Monday, July 12, 2004

Fifth Circuit - US v. Pineiro - Food for Thought

Some facts from US v. Pineiro:

The jury said that Pineiro conspired to distribute less than 50 grams of cocaine and less than 50 kilograms of marijuana.

The PSR, accepted by the judge (but not submitted to the jury), said that Pineiro conspired to distribute 1,048.95 grams of cocaine and 453.6 kilograms of marijuana.

The judge sentences based on the PSR report (which is the difference between a base offense of 28 v. 20, by my count). Pineiro appeals based on Blakely.

The 5th Circuit says:

Given the nature of the Guidelines, we think the better view--and one that respects the prior decisions of both the Supreme Court and this court--is that the relevant “offenses” and “maximum punishments” are those defined and authorized by Congress in the United States Code.

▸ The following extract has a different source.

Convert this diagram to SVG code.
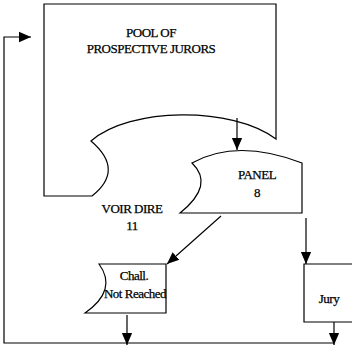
<svg xmlns="http://www.w3.org/2000/svg" width="352" height="347" viewBox="0 0 352 347">
<style>
.s{fill:#fff;stroke:#000;stroke-width:1.2;stroke-linejoin:miter}
.c{fill:none;stroke:#000;stroke-width:1.2}
.t{font-family:'Liberation Serif','DejaVu Serif',serif;font-size:13px;letter-spacing:-0.5px;fill:#000;stroke:#000;stroke-width:0.25;text-anchor:middle}
</style>
<defs>
<marker id="ah" markerWidth="12" markerHeight="14" refX="14" refY="6" viewBox="0 0 14 12" orient="auto" markerUnits="userSpaceOnUse">
<path d="M0,0 L14,6 L0,12 Z" fill="#000"/>
</marker>
</defs>
<rect width="352" height="347" fill="#fff"/>
<g id="pool">
<path class="s" d="M44,196 L44,4 L276,4 L276,139 C232,106 130,107 91,141 Q125,170 92,196 Z"/>
<text class="t" x="151" y="37">POOL OF</text>
<text class="t" x="151" y="53">PROSPECTIVE JURORS</text>
</g>
<g id="voirdire">
<text class="t" x="132" y="213">VOIR DIRE</text>
<text class="t" x="132" y="230">11</text>
</g>
<g id="panel">
<path class="s" d="M192,163 Q237,138 302,163 L302,213 L180,213 Q215,185 192,163 Z"/>
<text class="t" x="257" y="179">PANEL</text>
<text class="t" x="257" y="197">8</text>
</g>
<g id="chall">
<path class="s" d="M99,264 L166,264 L166,313 L85,313 Q118,290 99,264 Z"/>
<text class="t" x="134" y="280">Chall.</text>
<text class="t" x="135" y="298">Not Reached</text>
</g>
<g id="jury">
<path class="s" d="M353,264 L304,264 L304,322 L353,322"/>
<text class="t" x="329" y="303">Jury</text>
</g>
<g id="connectors">
<path class="c" d="M237,118 L237,150" marker-end="url(#ah)"/>
<path class="c" d="M221,216 L167,264" marker-end="url(#ah)"/>
<path class="c" d="M306,218 L306,264" marker-end="url(#ah)"/>
<path class="c" d="M127,315 L127,345" marker-end="url(#ah)"/>
<path class="c" d="M334,322 L334,345" marker-end="url(#ah)"/>
<path class="c" d="M334,343 L4,343 L4,37 L31,37" marker-end="url(#ah)"/>
</g>
</svg>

Compare that from this passage from Blakely v. Washington:

Our precedents make clear, however, that the “statutory maximum” for Apprendi purposes is the maximum sentence a judge may impose solely on the basis of the facts reflected in the jury verdict or admitted by the defendant. [citations omitted]… In other words, the relevant “statutory maximum” is not the maximum sentence a judge may impose after finding additional facts, but the maximum he may impose without any additional findings. When a judge inflicts punishment that the jury’s verdict alone does not allow, the jury has not found all the facts “which the law makes essential to the punishment,” Bishop, supra, §87, at 55, and the judge exceeds his proper authority.